- Exercise goal -
Repeat verbatim only the lines from the one with "Emit a component" through the one with "Math.abs(v).toFixed(1) + suf;", both ends kept. Pictures stay out.

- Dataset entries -
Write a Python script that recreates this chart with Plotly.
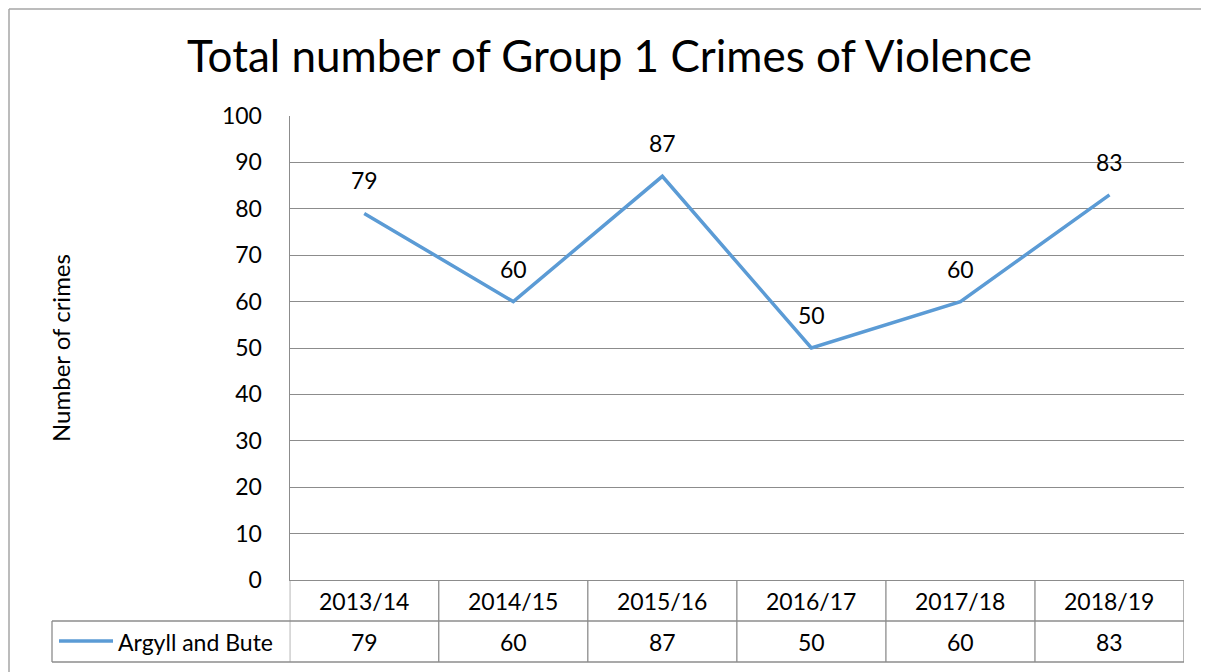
import plotly.graph_objects as go

years = ["2013/14", "2014/15", "2015/16", "2016/17", "2017/18", "2018/19"]
crimes = [79, 60, 87, 50, 60, 83]
series_name = "Argyll and Bute"
title_text = "Total number of Group 1 Crimes of Violence"
y_title = "Number of crimes"

OFF = 8  # page body margin
W, H = 1209 - OFF, 672 - OFF
FONT = "Lato, 'Open Sans', sans-serif"
LINE_COLOR = "#5B9BD5"
GRID = "#8c8c8c"
TXT = "#000000"

def px(x):
    return (x - OFF) / W

def py(y):
    return 1 - (y - OFF) / H

x_dom = [px(289.7), px(1184)]
y_dom = [py(580), py(116)]
row_mid = py(621)
row_bot = py(662)

fig = go.Figure()
fig.add_trace(go.Scatter(
    x=list(range(len(years))), y=crimes, mode="lines",
    line=dict(color=LINE_COLOR, width=3.5), name=series_name,
    showlegend=False, hoverinfo="skip"))

annotations = []
# data labels
for i, v in enumerate(crimes):
    annotations.append(dict(x=i, y=v, xref="x", yref="y", text=str(v),
                            showarrow=False, yshift=33,
                            font=dict(family=FONT, size=23, color=TXT)))
# table header (categories) and values
for i, (yr, v) in enumerate(zip(years, crimes)):
    annotations.append(dict(x=i, y=py(601), xref="x", yref="paper", text=yr,
                            showarrow=False, yanchor="middle",
                            font=dict(family=FONT, size=23, color=TXT)))
    annotations.append(dict(x=i, y=py(641.5), xref="x", yref="paper", text=str(v),
                            showarrow=False, yanchor="middle",
                            font=dict(family=FONT, size=23, color=TXT)))
# legend key text
annotations.append(dict(x=px(116), y=py(641.5), xref="paper", yref="paper",
                        text=series_name, showarrow=False, xanchor="left",
                        yanchor="middle", font=dict(family=FONT, size=23, color=TXT)))
# title
annotations.append(dict(x=px(609), y=py(55), xref="paper", yref="paper",
                        text=title_text, showarrow=False, xanchor="center",
                        yanchor="middle", font=dict(family=FONT, size=44, color=TXT)))
# y-axis title
annotations.append(dict(x=px(60), y=py(348), xref="paper", yref="paper",
                        text=y_title, showarrow=False, textangle=-90,
                        xanchor="center", yanchor="middle",
                        font=dict(family=FONT, size=24, color=TXT)))

shapes = []
line_style = dict(color=GRID, width=1.3)
# table verticals at category boundaries
for i in range(len(years) + 1):
    shapes.append(dict(type="line", xref="x", yref="paper",
                       x0=i - 0.5, x1=i - 0.5, y0=y_dom[0], y1=row_bot, line=line_style))
# table horizontals
shapes.append(dict(type="line", xref="paper", yref="paper",
                   x0=px(52), x1=x_dom[1], y0=row_mid, y1=row_mid, line=line_style))
shapes.append(dict(type="line", xref="paper", yref="paper",
                   x0=px(52), x1=x_dom[1], y0=row_bot, y1=row_bot, line=line_style))
# legend cell left edge
shapes.append(dict(type="line", xref="paper", yref="paper",
                   x0=px(52), x1=px(52), y0=row_mid, y1=row_bot, line=line_style))
# legend key line
shapes.append(dict(type="line", xref="paper", yref="paper",
                   x0=px(59), x1=px(113), y0=py(641), y1=py(641),
                   line=dict(color=LINE_COLOR, width=3.5)))
# outer chart border (top and left), at the edge of the drawable area
border = dict(color="#a6a6a6", width=1.5)
ex = 1.0 / W
ey = 1 - 1.0 / H
shapes.append(dict(type="line", xref="paper", yref="paper",
                   x0=ex, x1=1.0, y0=ey, y1=ey, line=border))
shapes.append(dict(type="line", xref="paper", yref="paper",
                   x0=ex, x1=ex, y0=0.0, y1=ey, line=border))

fig.update_layout(
    width=W, height=H,
    margin=dict(l=0, r=0, t=0, b=0, autoexpand=False),
    paper_bgcolor="white", plot_bgcolor="white",
    showlegend=False,
    xaxis=dict(domain=x_dom, range=[-0.5, len(years) - 0.5],
               showticklabels=False, showgrid=False, zeroline=False,
               showline=True, linecolor=GRID, linewidth=1.3, ticks="",
               automargin=False),
    yaxis=dict(domain=y_dom, range=[0, 100], dtick=10, tick0=0,
               showgrid=True, gridcolor=GRID, gridwidth=1.3,
               zeroline=False, showline=True, linecolor=GRID, linewidth=1.3,
               ticks="", ticklabelstandoff=22, automargin=False,
               tickfont=dict(family=FONT, size=23, color=TXT)),
    annotations=annotations,
    shapes=shapes,
)

fig.write_html("out.html")
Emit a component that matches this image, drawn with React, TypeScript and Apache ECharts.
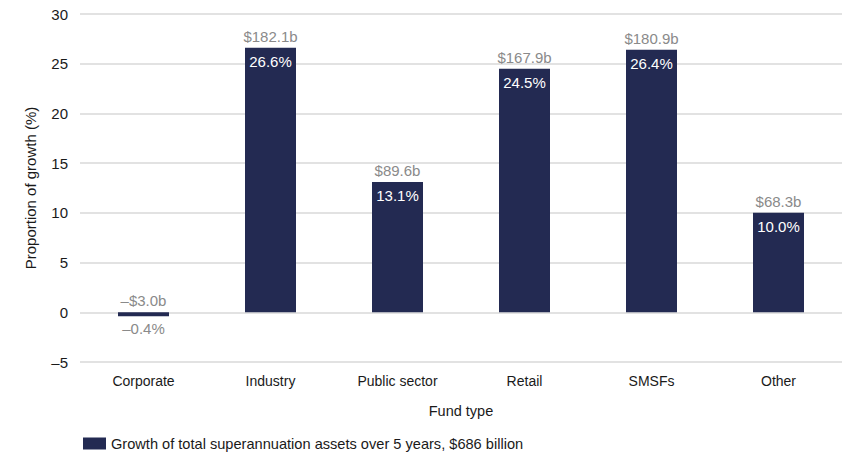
import React, { useEffect, useRef } from "react";
import * as echarts from "echarts";

const categories = ["Corporate", "Industry", "Public sector", "Retail", "SMSFs", "Other"];
const growthPct = [-0.4, 26.6, 13.1, 24.5, 26.4, 10.0];
const growthBn = [-3.0, 182.1, 89.6, 167.9, 180.9, 68.3];
const yTicks = { min: -5, max: 30, interval: 5 };
const seriesName = "Growth of total superannuation assets over 5 years, $686 billion";

const FONT = "Liberation Sans, Arial, sans-serif";
const NAVY = "#232a52";
const GRAY = "#8a8a8a";

const fmtSigned = (v: number, pre: string, suf: string) =>
  (v < 0 ? "\u2013" : "") + pre + Math.abs(v).toFixed(1) + suf;

export default function App() {
  const ref = useRef<HTMLDivElement>(null);
  useEffect(() => {
    document.body.style.margin = "0";
    const chart = echarts.init(ref.current!, null, { renderer: "svg" });
    chart.setOption({
      animation: false,
      textStyle: { fontFamily: FONT },
      grid: { left: 80, right: 22, top: 14, bottom: 102 },
      legend: {
        data: [seriesName],
        left: 78,
        top: 431,
        itemWidth: 23,
        itemHeight: 12,
        itemGap: 8,
        icon: "rect",
        textStyle: { fontSize: 14.6, color: "#1a1a1a", fontFamily: FONT },
      },
      xAxis: {
        type: "category",
        data: categories,
        name: "Fund type",
        nameLocation: "middle",
        nameGap: 41,
        nameTextStyle: { fontSize: 14.5, color: "#1a1a1a" },
        axisLine: { show: false },
        axisTick: { show: false },
        axisLabel: { fontSize: 14, color: "#1a1a1a", margin: 12 },
      },
      yAxis: {
        type: "value",
        min: yTicks.min,
        max: yTicks.max,
        interval: yTicks.interval,
        name: "Proportion of growth (%)",
        nameLocation: "middle",
        nameGap: 42,
        nameTextStyle: { fontSize: 15, color: "#1a1a1a" },
        axisLine: { show: false },
        axisTick: { show: false },
        axisLabel: {
          fontSize: 15,
          color: "#1a1a1a",
          margin: 12,
          formatter: (v: number) => (v < 0 ? "\u2013" + Math.abs(v) : String(v)),
        },
        splitLine: { lineStyle: { color: "#d9d9d9", width: 1.5 } },
      },
      series: [
        {
          name: seriesName,
          type: "bar",
          barWidth: 51,
          itemStyle: { color: NAVY },
          data: growthPct.map((v) =>
            v < 0
              ? {
                  value: v,
                  label: { position: "bottom", color: GRAY, distance: 5 },
                }
              : v
          ),
          label: {
            show: true,
            position: "insideTop",
            distance: 6,
            color: "#ffffff",
            fontSize: 15,
            formatter: (p: any) => fmtSigned(p.value, "", "%"),
          },
          z: 3,
        },
        {
          name: "bn",
          type: "bar",
          barWidth: 51,
          barGap: "-100%",
          itemStyle: { color: "rgba(0,0,0,0)" },
          data: growthPct,
          label: {
            show: true,
            position: "top",
            distance: 4,
            color: GRAY,
            fontSize: 15,
            formatter: (p: any) => fmtSigned(growthBn[p.dataIndex], "$", "b"),
          },
          tooltip: { show: false },
          z: 2,
        },
      ],
    });
    return () => chart.dispose();
  }, []);
  return <div ref={ref} style={{ width: 864, height: 464 }} />;
}
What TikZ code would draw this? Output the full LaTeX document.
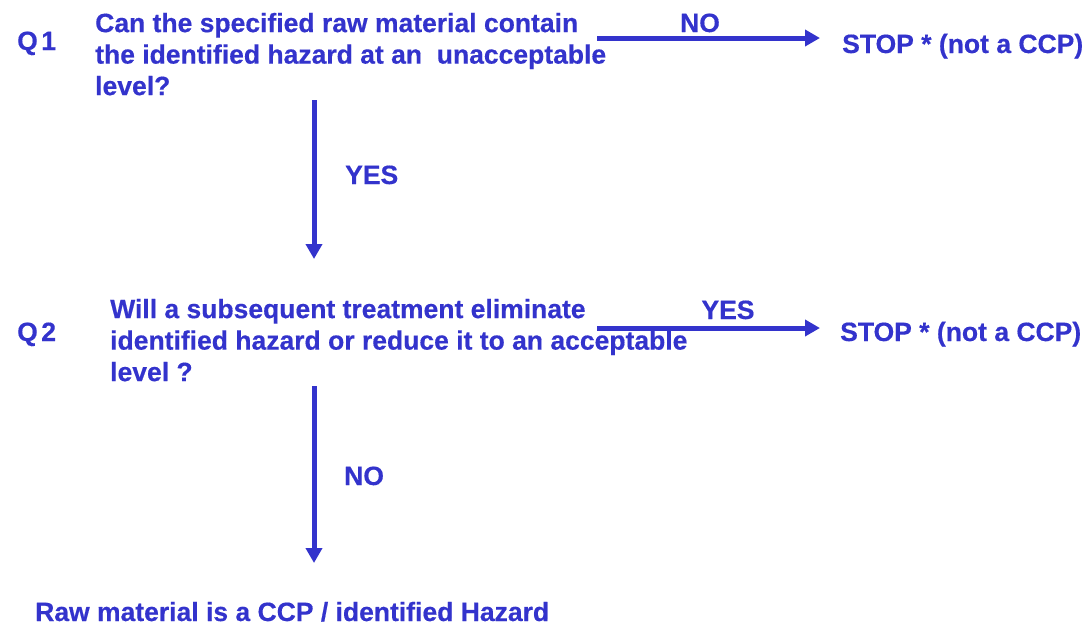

- Reply -
Emit a component that matches this image, drawn with React, TypeScript and Apache ECharts.
import React, { useEffect, useRef } from "react";
import * as echarts from "echarts";

const categories = ["Corporate", "Industry", "Public sector", "Retail", "SMSFs", "Other"];
const growthPct = [-0.4, 26.6, 13.1, 24.5, 26.4, 10.0];
const growthBn = [-3.0, 182.1, 89.6, 167.9, 180.9, 68.3];
const yTicks = { min: -5, max: 30, interval: 5 };
const seriesName = "Growth of total superannuation assets over 5 years, $686 billion";

const FONT = "Liberation Sans, Arial, sans-serif";
const NAVY = "#232a52";
const GRAY = "#8a8a8a";

const fmtSigned = (v: number, pre: string, suf: string) =>
  (v < 0 ? "\u2013" : "") + pre + Math.abs(v).toFixed(1) + suf;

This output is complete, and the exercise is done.